### Exercise goal
Search the material for "LaTeX" and show all lines that contain it.

[Rows from a dataset of charts and code]

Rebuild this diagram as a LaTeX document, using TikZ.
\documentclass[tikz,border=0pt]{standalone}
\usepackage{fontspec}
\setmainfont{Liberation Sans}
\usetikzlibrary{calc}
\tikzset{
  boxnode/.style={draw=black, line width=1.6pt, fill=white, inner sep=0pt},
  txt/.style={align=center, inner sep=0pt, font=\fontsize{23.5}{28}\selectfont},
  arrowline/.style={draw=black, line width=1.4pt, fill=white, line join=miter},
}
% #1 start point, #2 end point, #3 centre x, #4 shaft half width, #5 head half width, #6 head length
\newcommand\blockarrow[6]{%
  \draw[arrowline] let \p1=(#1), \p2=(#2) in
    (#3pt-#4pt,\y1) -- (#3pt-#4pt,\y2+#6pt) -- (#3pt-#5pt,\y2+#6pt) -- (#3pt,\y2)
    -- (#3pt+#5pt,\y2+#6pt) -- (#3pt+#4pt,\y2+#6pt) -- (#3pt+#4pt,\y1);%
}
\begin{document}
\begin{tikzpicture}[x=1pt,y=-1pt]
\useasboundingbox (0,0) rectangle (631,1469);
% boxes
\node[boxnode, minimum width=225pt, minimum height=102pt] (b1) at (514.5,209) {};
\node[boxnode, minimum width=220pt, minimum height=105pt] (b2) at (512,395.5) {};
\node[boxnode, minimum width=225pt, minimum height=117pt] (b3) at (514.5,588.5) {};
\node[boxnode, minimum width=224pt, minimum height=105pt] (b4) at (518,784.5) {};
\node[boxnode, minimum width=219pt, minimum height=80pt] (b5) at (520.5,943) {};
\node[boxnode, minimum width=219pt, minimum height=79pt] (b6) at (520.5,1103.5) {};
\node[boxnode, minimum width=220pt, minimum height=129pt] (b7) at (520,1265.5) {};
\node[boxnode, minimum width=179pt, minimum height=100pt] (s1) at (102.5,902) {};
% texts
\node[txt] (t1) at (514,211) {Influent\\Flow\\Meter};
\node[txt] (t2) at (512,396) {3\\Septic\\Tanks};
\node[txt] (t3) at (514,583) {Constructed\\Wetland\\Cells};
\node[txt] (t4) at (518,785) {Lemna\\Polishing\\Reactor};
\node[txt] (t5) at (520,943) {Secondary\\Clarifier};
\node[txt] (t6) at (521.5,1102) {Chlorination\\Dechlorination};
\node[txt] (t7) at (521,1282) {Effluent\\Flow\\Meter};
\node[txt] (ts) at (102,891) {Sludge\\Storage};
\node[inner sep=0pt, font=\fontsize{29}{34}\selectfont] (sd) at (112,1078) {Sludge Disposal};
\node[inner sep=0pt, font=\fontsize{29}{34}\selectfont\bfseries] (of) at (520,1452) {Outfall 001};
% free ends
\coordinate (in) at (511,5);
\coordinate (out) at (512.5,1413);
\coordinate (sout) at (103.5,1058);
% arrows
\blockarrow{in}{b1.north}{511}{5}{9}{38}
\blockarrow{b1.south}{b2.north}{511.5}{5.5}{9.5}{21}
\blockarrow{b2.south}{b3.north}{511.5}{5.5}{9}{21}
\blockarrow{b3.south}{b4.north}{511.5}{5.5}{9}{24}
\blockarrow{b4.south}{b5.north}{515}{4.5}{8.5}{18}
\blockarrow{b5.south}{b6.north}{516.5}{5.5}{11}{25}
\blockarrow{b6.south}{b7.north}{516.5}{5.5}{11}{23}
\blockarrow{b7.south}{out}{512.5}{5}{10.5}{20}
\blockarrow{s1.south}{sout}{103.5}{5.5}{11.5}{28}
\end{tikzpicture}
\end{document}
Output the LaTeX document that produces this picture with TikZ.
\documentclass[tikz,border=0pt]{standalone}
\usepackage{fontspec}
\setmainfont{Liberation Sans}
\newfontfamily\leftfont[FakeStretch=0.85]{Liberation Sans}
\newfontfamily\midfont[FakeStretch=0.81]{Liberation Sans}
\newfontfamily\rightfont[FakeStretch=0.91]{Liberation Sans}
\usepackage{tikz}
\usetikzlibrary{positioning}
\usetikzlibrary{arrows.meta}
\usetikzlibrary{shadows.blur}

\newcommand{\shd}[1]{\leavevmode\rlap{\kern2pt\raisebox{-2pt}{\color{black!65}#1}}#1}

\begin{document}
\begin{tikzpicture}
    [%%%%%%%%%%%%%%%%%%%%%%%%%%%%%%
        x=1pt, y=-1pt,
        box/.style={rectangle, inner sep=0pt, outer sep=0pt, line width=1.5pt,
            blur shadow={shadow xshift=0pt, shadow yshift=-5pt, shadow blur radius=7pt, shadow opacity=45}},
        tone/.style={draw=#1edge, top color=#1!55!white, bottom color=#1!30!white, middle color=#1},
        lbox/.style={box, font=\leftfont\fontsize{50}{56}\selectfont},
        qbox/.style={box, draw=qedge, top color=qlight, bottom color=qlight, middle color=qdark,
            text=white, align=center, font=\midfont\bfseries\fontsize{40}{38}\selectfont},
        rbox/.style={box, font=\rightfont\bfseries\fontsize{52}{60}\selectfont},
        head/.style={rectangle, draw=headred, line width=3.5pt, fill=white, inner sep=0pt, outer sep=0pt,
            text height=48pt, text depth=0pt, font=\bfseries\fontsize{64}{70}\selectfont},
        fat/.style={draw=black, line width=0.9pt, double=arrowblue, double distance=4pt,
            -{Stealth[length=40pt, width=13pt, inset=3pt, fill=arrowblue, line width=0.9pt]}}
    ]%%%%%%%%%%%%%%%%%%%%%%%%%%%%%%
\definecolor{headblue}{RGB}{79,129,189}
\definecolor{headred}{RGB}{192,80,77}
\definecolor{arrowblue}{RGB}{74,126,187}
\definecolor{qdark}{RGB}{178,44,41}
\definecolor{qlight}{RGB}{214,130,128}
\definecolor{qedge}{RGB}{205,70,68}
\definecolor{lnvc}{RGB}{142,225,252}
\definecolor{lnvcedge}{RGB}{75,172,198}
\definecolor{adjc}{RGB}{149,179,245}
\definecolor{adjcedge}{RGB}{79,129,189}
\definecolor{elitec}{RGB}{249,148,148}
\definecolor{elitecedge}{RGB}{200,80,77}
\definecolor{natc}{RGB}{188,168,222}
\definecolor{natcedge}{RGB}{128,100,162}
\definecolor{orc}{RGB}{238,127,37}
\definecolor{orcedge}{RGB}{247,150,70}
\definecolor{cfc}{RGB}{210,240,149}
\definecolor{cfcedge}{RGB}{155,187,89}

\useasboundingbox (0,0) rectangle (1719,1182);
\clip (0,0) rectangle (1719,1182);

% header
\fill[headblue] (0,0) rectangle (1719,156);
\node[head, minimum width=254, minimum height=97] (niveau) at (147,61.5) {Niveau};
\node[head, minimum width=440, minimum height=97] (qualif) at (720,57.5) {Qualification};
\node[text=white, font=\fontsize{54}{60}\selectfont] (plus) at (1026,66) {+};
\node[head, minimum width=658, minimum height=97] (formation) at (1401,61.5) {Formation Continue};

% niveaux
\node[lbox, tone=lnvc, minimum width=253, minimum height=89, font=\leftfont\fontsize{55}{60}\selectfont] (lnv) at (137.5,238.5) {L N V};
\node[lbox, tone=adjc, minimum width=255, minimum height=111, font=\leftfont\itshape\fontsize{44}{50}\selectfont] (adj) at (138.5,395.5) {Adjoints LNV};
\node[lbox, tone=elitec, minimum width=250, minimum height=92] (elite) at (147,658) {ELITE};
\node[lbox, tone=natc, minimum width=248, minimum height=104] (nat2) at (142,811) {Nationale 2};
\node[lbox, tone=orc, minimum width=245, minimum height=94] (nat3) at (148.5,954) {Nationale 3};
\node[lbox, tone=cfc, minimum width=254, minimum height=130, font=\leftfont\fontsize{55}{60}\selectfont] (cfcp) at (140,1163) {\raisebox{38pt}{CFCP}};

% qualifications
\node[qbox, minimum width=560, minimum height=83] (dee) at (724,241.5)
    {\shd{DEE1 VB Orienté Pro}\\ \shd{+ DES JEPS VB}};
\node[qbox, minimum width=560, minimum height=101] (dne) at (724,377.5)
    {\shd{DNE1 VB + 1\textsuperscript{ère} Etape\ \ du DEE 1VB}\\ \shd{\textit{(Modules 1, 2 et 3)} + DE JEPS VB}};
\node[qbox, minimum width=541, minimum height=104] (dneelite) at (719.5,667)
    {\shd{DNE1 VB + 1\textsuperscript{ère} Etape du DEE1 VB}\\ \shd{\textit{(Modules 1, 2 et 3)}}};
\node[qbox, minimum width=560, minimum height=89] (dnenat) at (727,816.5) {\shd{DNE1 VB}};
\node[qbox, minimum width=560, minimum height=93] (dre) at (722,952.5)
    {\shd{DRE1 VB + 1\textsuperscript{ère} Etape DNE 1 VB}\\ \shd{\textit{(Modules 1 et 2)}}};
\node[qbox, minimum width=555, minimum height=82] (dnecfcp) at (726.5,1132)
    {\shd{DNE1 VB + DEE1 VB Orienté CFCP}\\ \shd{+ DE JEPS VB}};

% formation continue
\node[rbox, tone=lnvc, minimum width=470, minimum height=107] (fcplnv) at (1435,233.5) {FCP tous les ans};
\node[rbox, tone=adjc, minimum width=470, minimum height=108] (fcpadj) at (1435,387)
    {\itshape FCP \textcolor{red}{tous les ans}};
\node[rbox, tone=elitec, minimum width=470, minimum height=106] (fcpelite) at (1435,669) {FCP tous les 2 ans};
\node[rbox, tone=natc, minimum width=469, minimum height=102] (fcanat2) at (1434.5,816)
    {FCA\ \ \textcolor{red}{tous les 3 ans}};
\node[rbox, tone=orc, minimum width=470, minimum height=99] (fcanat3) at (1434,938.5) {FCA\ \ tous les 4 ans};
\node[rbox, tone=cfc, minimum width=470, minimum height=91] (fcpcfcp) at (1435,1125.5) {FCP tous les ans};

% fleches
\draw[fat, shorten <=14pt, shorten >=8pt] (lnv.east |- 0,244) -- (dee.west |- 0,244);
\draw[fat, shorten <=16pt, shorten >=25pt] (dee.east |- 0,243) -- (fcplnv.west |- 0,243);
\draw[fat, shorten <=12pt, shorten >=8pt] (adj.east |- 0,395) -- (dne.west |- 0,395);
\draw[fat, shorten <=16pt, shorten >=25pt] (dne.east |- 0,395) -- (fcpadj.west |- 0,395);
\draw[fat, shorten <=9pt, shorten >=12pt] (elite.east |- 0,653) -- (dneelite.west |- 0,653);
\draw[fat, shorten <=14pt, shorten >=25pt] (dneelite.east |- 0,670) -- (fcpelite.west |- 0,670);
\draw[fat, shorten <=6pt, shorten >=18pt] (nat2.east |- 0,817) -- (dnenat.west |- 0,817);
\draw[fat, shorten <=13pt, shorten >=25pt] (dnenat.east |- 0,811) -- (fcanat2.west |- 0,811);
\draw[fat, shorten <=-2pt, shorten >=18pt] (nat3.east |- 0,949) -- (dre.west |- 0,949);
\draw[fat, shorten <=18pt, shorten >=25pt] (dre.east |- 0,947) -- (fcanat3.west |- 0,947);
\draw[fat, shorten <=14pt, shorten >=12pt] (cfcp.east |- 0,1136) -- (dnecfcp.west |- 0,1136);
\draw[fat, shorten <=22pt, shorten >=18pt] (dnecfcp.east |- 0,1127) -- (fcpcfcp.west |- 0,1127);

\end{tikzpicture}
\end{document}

### Final result
Rebuild this diagram as a LaTeX document, using TikZ.
Output the LaTeX document that produces this picture with TikZ.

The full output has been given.